Senate to Vote Thursday on Appeals Court Nominee Who Said Judges Can Amend the Constitution with Judicial ‘Footnotes’
Hamilton, who would sit on the 7th Circuit Court of Appeals in Chicago if confirmed, has said his decisions as a federal judge can “amend” the U.S. Constitution by adding “footnotes” to it.
At the 2003 dedication of a U.S. courthouse in Indiana named after former Sen. Birch Bayh (D-Ind.), Hamilton quoted someone else's comment that judges write “footnotes.”
He told the audience: “Let’s start with the Constitution. Judge S. Hugh Dillin of this court has said that part of our job here as judges is to write a series of footnotes to the Constitution. We all do that every year in cases large and small.”
That judicial philosophy led Republicans on the Senate Judiciary Committee to question Hamilton at a rare second hearing on his nomination, held on April 29.
When Sen. Tom Coburn (R-Okla.) asked Hamilton what he meant by the statement, the judge told the senator: “(A)t least to me, the concept of a footnote implies what we’re trying to do is not something new but work out the details of how those principles apply to the new situations.”
But in an Oct. 30 letter to his colleagues, Sen. Jeff Sessions (R-Ala.), the Judiciary Committee's ranking Republican, said that Hamilton, in written answers to follow-up questions submitted by Sen. Orrin Hatch (R-Utah), had explained that making so-called footnotes to the Constitution was another means of amendment.
“Both the process of case-by-case adjudication and the Article V amendment processes are constitutionally legitimate and were both, in my view, expected by the Framers, provided that case-by-case interpretation follows the usual methods of legal reasoning and interpretation,” Hamilton told Hatch.
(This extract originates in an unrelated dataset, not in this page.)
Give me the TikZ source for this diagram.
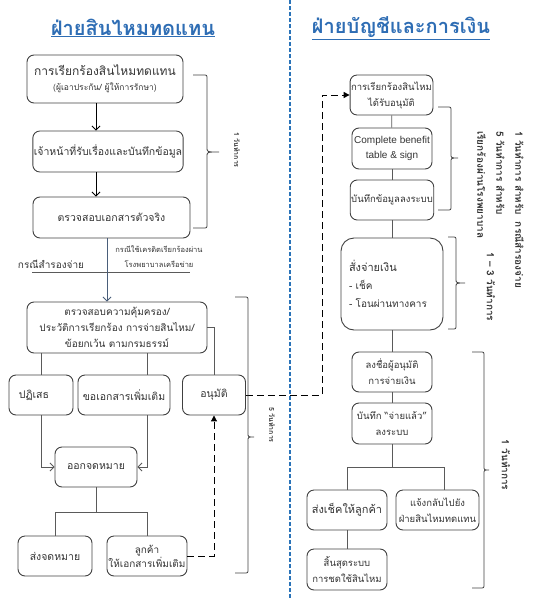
\documentclass[tikz,border=0pt]{standalone}
\usepackage{fontspec}
\setmainfont{Loma}[Script=Thai]
\newfontfamily\latinf{Liberation Sans}
\usetikzlibrary{arrows.meta}
\definecolor{boxc}{HTML}{404040}
\definecolor{txt}{HTML}{333333}
\definecolor{lnc}{HTML}{5A5A5A}
\definecolor{titleblue}{HTML}{2E6DB4}
\definecolor{divblue}{HTML}{2A73B8}
\definecolor{arrblue}{HTML}{4A5E7A}
\newcommand\mybrace[6]{% xleft, x, ytop, ymid, ybot, tip
  \draw[brc] (#1,#3) -- ({#2-4},#3) .. controls (#2,#3) .. ({#2},{#3+4}) -- ({#2},{#4-4}) .. controls (#2,#4) .. ({#2+#6},#4)
     ({#2+#6},#4) .. controls (#2,#4) .. ({#2},{#4+4}) -- ({#2},{#5-4}) .. controls (#2,#5) .. ({#2-4},#5) -- (#1,#5);}
\begin{document}
\begin{tikzpicture}[x=1pt,y=-1pt,
 box/.style={draw=boxc, line width=0.9pt, rounded corners=7pt, align=center, text=txt, inner sep=1pt, font=\fontsize{10.5}{15}\selectfont},
 conn/.style={draw=lnc, line width=0.8pt},
 arr/.style={draw=black, line width=0.8pt, -{Straight Barb[length=4pt,width=8pt]}},
 barr/.style={draw=arrblue, line width=0.8pt, -{Straight Barb[length=4pt,width=8pt]}},
 dsh/.style={draw=black, line width=1pt, dash pattern=on 7pt off 4pt},
 dsharr/.style={dsh, -{Triangle[length=6pt,width=6pt]}},
 brc/.style={draw=boxc, line width=0.8pt},
 vlab/.style={rotate=-90, font=\bfseries\fontsize{7}{9}\selectfont, text=txt},
 vlabb/.style={rotate=-90, font=\bfseries\fontsize{10}{19}\selectfont, text=txt, align=left, inner sep=0pt},
 title/.style={font=\bfseries\fontsize{20}{24}\selectfont, text=titleblue},
 plain/.style={text=txt, align=center, inner sep=0pt}]
\useasboundingbox (0,0) rectangle (546,600);
% divider
\draw[draw=divblue, line width=2pt, dash pattern=on 4pt off 2pt] (290,0) -- (290,600);
% titles
\node[title] (tl) at (133,28) {\underline{ฝ่ายสินไหมทดแทน}};
\node[title] (tr) at (401,28) {\underline{ฝ่ายบัญชีและการเงิน}};
% left boxes
\node[box, minimum width=156pt, minimum height=48pt, font=\fontsize{12}{15}\selectfont] (b1) at (105,79) {การเรียกร้องสินไหมทดแทน\\[0pt]{\fontsize{8.5}{10}\selectfont (ผู้เอาประกัน/ ผู้ให้การรักษา)}};
\node[box, minimum width=150pt, minimum height=41pt] (b2) at (108,151.5) {เจ้าหน้าที่รับเรื่องและบันทึกข้อมูล};
\node[box, minimum width=157pt, minimum height=41pt] (b3) at (111.5,217.5) {ตรวจสอบเอกสารตัวจริง};
\node[box, minimum width=180pt, minimum height=51pt, font=\fontsize{10}{16}\selectfont] (b4) at (117,327.5) {ตรวจสอบความคุ้มครอง/\\ประวัติการเรียกร้อง การจ่ายสินไหม/\\ข้อยกเว้น ตามกรมธรรม์};
\node[box, minimum width=64pt, minimum height=40pt] (pf) at (41,395) {ปฏิเสธ\hspace{14pt}};
\node[box, minimum width=92pt, minimum height=40pt] (rq) at (124,395) {ขอเอกสารเพิ่มเติม};
\node[box, minimum width=63pt, minimum height=40pt] (ap) at (214,395) {อนุมัติ};
\node[box, minimum width=82pt, minimum height=40pt] (ot) at (96,467) {ออกจดหมาย};
\node[box, minimum width=74pt, minimum height=40pt] (sd) at (55,556) {ส่งจดหมาย};
\node[box, minimum width=80pt, minimum height=40pt, font=\fontsize{10}{14}\selectfont] (cu) at (147,556) {ลูกค้า\\ให้เอกสารเพิ่มเติม};
% left texts
\node[plain, font=\fontsize{10}{12}\selectfont] (cs) at (51,264) {กรณีสำรองจ่าย};
\node[plain, font=\fontsize{7.5}{15}\selectfont] (cc) at (159,257) {กรณีใช้เครดิตเรียกร้องผ่าน\\โรงพยาบาลเครือข่าย};
\coordinate (h1) at (32,272);
\coordinate (h2) at (190,272);
\draw[conn] (h1) -- (h2);
% left connectors
\coordinate (x96) at (96,0);
\coordinate (x107) at (107,0);
\coordinate (x147) at (147,0);
\coordinate (y512) at (0,512);
\draw[arr] (x96 |- b1.south) -- (x96 |- b2.north);
\draw[arr] (x96 |- b2.south) -- (x96 |- b3.north);
\draw[barr] (x107 |- b3.south) -- (x107 |- b4.north);
\draw[conn] (pf.north |- b4.south) -- (pf.north);
\draw[conn] (x147 |- b4.south) -- (x147 |- rq.north);
\draw[conn] (b4.east) -| (ap.north);
\draw[arr, draw=lnc] (pf.south) |- (ot.west);
\draw[arr, draw=lnc] (x147 |- rq.south) |- (ot.east);
\draw[conn] (ot.south) -- (ot.south |- y512);
\draw[conn] (sd.north) -- (sd.north |- y512) -- (cu.north |- y512) -- (cu.north);
\draw[dsharr] (cu.east) -| (ap.south);
% right boxes
\node[box, minimum width=81pt, minimum height=40pt, font=\fontsize{9.5}{16}\selectfont] (r1) at (391.5,95) {การเรียกร้องสินไหม\\ได้รับอนุมัติ};
\node[box, minimum width=80pt, minimum height=41pt, font=\latinf\fontsize{10}{15}\selectfont] (r2) at (392,148.5) {Complete benefit\\table \& sign};
\node[box, minimum width=80pt, minimum height=40pt, font=\fontsize{9.5}{14}\selectfont] (r3) at (392,200) {บันทึกข้อมูลลงระบบ};
\node[box, minimum width=102pt, minimum height=92pt, rounded corners=13pt, align=left, text width=86pt, inner sep=8pt, font=\fontsize{10}{18}\selectfont] (r4) at (392,284) {{\fontsize{11}{18}\selectfont สั่งจ่ายเงิน}\\- เช็ค\\- โอนผ่านทางคาร};
\node[box, minimum width=80pt, minimum height=40pt, font=\fontsize{9.5}{16}\selectfont] (r5) at (392,372) {ลงชื่อผู้อนุมัติ\\การจ่ายเงิน};
\node[box, minimum width=80pt, minimum height=41pt, font=\fontsize{9.5}{16}\selectfont] (r6) at (392,423.5) {บันทึก “จ่ายแล้ว”\\ลงระบบ};
\node[box, minimum width=80pt, minimum height=40pt, font=\fontsize{11}{14}\selectfont] (r7) at (347,510) {ส่งเช็คให้ลูกค้า};
\node[box, minimum width=83pt, minimum height=40pt, font=\fontsize{9.5}{16}\selectfont] (r8) at (437.5,510) {แจ้งกลับไปยัง\\ฝ่ายสินไหมทดแทน};
\node[box, minimum width=80pt, minimum height=41pt, font=\fontsize{9.5}{16}\selectfont] (r9) at (347,569.5) {สิ้นสุดระบบ\\การชดใช้สินไหม};
% right connectors
\draw[conn] (r1) -- (r2);
\draw[conn] (r2) -- (r3);
\draw[conn] (r3) -- (r4);
\draw[conn] (r4) -- (r5);
\draw[conn] (r5) -- (r6);
\coordinate (y467) at (0,467);
\coordinate (x444) at (444,0);
\draw[conn] (r6.south) -- (r6.south |- y467);
\draw[conn] (r7.north) -- (r7.north |- y467) -- (x444 |- y467) -- (x444 |- r8.north);
\draw[conn] (r7) -- (r9);
% dashed cross connector
\coordinate (x322) at (322,0);
\draw[dsharr] (ap.east) -- (x322 |- ap.east) -- (x322 |- r1.west) -- (r1.west);
% braces
\mybrace{193}{207}{75}{152}{228}{12}
\mybrace{235}{248}{297}{437}{573}{6}
\mybrace{438}{451}{107}{158}{210}{7}
\mybrace{448}{456}{237}{283}{329}{9}
\mybrace{472}{484}{352}{470}{588}{5}
% labels
\node[vlab] (l1) at (237,150) {1 วันทำการ};
\node[vlab] (l2) at (272,425) {5 วันทำการ};
\node[vlabb, anchor=north west] (l3) at (524,131) {1 วันทำการ สำหรับ\ \ กรณีสำรองจ่าย\\5 วันทำการ สำหรับ\\เรียกร้องผ่านโรงพยาบาล};
\node[vlabb] (l4) at (491,287) {1 – 3 วันทำการ};
\node[vlabb] (l5) at (506,465) {1 วันทำการ};
\end{tikzpicture}
\end{document}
He qualified the statement by saying that if case law conflicted with an amendment made under Article V, “an amendment adopted under Article V clearly would take precedence over conflicting case law.
Sessions, in his letter to fellow senators, wrote: “This view evidences an activist judicial philosophy. Judges are not given the power to amend the Constitution or write footnotes to it.”
John Park, a visiting fellow at The Heritage Foundation, a conservative think-tank, agreed that Hamilton’s view of amendments was not constitutionally legitimate.
“The job of judges is to say what the law is and to apply it, not to make it or say what it ought to be,” Park told CNSNews.com, “and I don’t think that the Framers expected that the process of case-by-case adjudication would represent amending the Constitution.”
President Obama originally nominated Hamilton on March 17, saying the judge had “a history of handing down fair and judicious decisions” and that Hamilton would set the tone for future nominations.
Said Park: “If this is setting the tone, that is by endorsing the notion that the process of case-by-case adjudication represents the legitimate process of amending the Constitution, I think it’s the wrong tone to be setting.”
In a written response to Sen. Coburn, Hamilton also endorsed the “empathy” position for which Supreme Court Justice Sonia Sotomayor drew criticism during her confirmation process. Hamilton, however, made the comments in a written response to a question from Coburn before “empathy” became a keyword in the debate over nominees.
Hamilton said: “A judge needs to empathize with all parties in the case -- plaintiff and defendant, crime victim and accused defendant -- so that the judge can better understand how the parties came to be before the court and how legal rules affect those parties and others in similar situations.”
In an attempt to filibuster the nomination Monday, Sens. Sessions and Coburn voted “No” on cloture, the motion to allow Hamilton to proceed to the floor, along with 27 other Republicans. Sen. Hatch and 9 other Republicans joined 59 Democrats and Sen. Joe Lieberman (I-Conn.) in voting “Yea.”
Debate will begin on Hamilton’s confirmation Thursday after a period of morning business in the Senate, followed by an up-or-down vote.
Hamilton has served as a judge on the federal court in the Southern District of Indiana since 1994, and previously served as legal counsel to former Indiana Gov. – now senator -- Evan Bayh from 1989 to 1991.